Direction: In the listing below, locate the line with "Emit a Python" and the line with "import plotly.graph_objects as go", then output both and everything between them exactly, minus any pictures.

Working data:

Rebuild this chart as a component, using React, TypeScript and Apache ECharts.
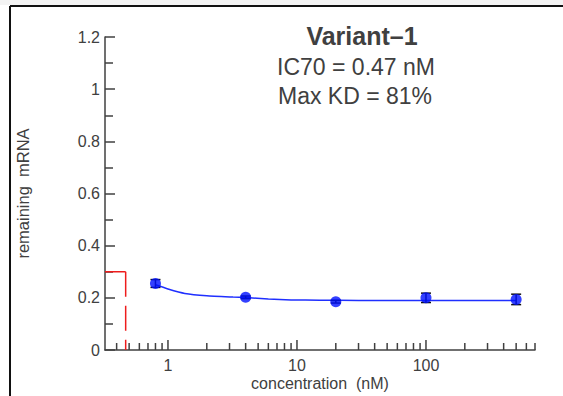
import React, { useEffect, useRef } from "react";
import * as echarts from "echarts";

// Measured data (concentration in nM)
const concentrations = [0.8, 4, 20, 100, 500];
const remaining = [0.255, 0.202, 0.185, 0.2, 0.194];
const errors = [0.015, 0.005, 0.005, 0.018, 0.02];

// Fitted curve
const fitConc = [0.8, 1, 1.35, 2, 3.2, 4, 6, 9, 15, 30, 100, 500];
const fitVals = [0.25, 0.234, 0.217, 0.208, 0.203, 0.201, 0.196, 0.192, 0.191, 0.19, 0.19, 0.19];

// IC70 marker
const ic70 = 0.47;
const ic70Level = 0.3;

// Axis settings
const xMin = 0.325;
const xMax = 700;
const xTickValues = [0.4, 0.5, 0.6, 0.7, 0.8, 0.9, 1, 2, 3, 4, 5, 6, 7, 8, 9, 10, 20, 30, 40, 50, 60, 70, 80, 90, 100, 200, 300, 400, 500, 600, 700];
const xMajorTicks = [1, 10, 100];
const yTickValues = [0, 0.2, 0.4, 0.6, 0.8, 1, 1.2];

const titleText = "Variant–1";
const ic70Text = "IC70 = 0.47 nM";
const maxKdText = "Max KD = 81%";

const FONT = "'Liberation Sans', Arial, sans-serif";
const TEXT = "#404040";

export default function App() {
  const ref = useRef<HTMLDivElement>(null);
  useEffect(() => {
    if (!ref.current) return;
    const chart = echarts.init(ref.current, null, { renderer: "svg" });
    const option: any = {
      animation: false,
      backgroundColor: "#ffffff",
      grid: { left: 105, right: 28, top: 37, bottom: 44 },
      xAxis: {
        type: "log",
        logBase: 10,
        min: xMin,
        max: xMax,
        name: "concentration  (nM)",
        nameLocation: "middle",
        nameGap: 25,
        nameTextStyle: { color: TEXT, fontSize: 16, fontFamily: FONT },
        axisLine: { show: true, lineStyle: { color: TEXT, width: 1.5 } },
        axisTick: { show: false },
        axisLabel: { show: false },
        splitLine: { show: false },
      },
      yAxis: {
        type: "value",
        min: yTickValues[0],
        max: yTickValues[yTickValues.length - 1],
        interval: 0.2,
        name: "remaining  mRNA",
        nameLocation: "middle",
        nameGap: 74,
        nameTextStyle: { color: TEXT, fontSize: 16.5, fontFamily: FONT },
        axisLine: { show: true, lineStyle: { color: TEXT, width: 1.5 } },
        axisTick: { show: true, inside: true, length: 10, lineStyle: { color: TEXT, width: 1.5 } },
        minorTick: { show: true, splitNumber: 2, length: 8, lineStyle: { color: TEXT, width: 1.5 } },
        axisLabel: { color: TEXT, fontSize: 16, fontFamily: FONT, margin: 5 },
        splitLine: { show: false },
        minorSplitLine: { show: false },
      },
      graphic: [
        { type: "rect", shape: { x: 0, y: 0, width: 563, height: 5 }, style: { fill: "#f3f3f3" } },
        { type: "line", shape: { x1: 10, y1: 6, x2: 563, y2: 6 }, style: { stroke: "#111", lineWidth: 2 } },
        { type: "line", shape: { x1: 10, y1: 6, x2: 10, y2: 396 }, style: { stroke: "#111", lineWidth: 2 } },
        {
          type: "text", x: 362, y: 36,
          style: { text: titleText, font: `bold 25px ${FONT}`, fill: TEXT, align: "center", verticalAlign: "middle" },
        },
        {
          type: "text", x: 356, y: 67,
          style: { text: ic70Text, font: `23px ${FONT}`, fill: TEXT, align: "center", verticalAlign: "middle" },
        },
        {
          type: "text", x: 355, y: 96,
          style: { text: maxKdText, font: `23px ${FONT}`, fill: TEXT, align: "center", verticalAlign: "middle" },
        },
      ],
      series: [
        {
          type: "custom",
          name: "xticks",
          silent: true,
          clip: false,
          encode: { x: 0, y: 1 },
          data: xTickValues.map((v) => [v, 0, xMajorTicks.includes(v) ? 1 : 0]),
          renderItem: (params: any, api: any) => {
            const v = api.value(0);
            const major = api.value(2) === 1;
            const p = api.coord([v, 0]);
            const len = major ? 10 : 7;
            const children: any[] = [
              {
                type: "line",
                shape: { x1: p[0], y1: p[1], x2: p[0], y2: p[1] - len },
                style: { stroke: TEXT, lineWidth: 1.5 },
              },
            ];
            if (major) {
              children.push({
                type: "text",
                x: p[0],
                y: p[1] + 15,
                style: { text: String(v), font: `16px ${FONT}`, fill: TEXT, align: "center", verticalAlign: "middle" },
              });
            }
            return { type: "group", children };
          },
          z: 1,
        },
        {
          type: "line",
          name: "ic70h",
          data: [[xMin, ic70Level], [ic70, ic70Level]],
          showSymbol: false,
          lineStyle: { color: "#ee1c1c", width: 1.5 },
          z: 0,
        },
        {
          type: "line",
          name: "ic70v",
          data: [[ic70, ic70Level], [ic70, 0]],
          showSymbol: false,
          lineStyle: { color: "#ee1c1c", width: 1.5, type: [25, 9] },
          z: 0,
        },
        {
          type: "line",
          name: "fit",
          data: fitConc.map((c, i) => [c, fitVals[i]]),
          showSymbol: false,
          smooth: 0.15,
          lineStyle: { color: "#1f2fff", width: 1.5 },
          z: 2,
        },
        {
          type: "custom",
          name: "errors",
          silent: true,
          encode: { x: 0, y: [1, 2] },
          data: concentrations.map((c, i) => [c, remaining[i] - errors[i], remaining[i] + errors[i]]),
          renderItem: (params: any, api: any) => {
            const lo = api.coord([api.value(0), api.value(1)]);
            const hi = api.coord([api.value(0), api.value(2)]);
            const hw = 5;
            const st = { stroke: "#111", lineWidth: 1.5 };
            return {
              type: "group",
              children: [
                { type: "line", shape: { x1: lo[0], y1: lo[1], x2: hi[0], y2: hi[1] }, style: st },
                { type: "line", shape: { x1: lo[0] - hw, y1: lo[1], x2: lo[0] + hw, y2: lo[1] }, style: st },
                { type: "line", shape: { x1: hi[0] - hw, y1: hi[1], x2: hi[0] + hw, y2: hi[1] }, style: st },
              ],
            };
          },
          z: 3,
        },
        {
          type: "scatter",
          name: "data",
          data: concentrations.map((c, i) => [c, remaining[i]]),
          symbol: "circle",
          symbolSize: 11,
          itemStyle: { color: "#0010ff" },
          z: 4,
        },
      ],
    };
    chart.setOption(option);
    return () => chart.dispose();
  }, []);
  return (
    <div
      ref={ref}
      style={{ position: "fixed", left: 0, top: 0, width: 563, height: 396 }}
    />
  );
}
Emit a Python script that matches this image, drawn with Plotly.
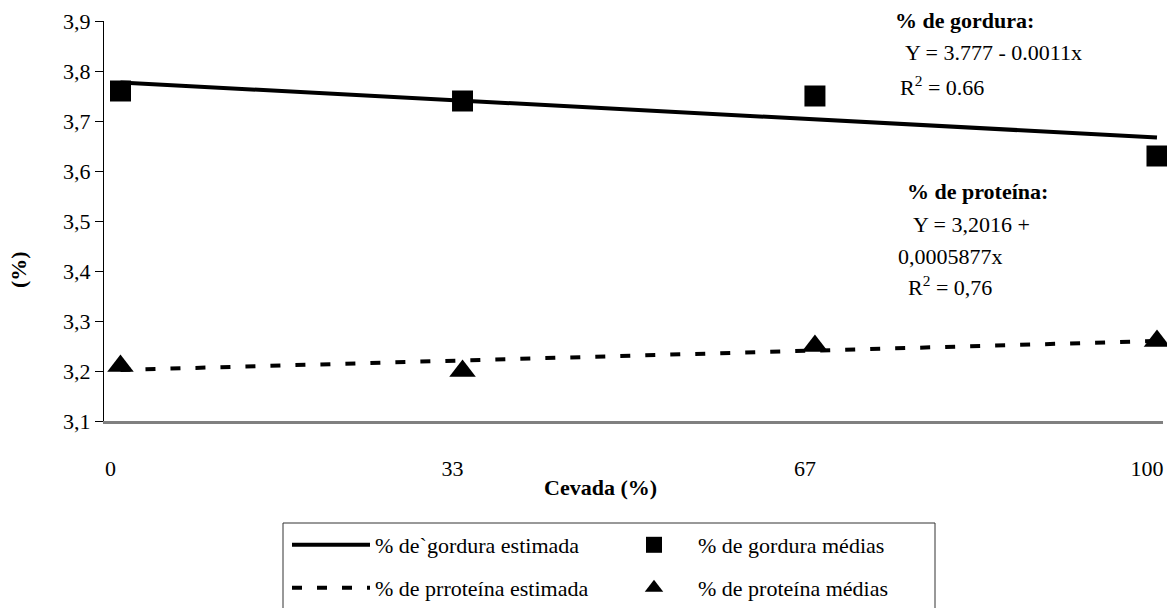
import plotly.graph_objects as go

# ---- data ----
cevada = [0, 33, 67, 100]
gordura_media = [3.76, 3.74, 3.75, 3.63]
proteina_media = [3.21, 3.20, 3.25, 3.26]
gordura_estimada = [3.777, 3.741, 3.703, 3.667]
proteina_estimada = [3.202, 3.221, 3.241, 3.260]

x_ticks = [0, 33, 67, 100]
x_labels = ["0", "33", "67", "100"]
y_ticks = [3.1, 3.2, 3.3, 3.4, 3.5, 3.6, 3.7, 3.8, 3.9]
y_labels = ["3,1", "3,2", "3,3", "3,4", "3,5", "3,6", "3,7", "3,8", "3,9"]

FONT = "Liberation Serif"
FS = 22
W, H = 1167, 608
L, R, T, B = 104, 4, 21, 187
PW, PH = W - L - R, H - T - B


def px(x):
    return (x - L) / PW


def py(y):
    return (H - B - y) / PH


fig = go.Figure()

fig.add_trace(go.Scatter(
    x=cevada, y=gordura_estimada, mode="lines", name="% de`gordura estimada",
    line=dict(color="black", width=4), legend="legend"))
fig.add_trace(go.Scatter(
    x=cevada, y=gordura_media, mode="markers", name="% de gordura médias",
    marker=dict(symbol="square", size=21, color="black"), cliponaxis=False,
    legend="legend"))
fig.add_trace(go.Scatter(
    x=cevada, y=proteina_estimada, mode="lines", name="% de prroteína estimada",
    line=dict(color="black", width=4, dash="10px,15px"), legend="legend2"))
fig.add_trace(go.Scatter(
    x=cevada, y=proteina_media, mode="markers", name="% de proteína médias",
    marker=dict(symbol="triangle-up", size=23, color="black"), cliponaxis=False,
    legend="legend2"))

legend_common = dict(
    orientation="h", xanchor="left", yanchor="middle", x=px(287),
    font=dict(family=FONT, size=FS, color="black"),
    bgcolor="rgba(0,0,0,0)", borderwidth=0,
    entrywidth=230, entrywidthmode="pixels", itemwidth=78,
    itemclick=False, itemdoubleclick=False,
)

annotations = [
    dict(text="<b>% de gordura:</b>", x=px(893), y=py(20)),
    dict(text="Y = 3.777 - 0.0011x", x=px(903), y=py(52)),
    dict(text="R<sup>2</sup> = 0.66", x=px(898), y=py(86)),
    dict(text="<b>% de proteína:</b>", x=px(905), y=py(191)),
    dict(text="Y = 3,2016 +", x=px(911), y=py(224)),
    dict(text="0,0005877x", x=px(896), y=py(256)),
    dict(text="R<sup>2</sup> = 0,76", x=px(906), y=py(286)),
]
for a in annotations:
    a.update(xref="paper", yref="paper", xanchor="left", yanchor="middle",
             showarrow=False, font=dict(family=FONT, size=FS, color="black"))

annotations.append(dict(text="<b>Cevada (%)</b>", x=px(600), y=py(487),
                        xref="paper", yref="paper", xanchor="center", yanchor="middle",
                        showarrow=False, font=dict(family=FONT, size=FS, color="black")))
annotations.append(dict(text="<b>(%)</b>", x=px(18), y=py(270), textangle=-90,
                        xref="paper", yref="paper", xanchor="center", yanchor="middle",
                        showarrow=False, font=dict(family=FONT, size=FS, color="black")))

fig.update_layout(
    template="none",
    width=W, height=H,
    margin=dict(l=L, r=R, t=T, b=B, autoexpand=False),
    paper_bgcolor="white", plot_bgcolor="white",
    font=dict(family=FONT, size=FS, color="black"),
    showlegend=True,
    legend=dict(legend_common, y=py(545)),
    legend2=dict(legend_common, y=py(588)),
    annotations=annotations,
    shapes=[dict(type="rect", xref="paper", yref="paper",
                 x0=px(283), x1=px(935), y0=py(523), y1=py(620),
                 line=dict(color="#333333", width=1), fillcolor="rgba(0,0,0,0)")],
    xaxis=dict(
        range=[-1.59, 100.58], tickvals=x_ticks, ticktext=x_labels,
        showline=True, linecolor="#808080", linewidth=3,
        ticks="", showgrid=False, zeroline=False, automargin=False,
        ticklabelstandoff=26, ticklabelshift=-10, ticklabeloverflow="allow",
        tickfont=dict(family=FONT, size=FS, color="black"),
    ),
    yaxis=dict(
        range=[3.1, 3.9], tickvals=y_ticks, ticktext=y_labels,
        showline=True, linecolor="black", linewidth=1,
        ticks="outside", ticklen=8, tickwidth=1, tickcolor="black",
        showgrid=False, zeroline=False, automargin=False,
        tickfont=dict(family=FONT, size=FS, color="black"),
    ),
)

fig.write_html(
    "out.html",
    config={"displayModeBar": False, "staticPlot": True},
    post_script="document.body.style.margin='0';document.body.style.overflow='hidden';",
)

The output:
Emit a Python script that matches this image, drawn with Plotly.
import plotly.graph_objects as go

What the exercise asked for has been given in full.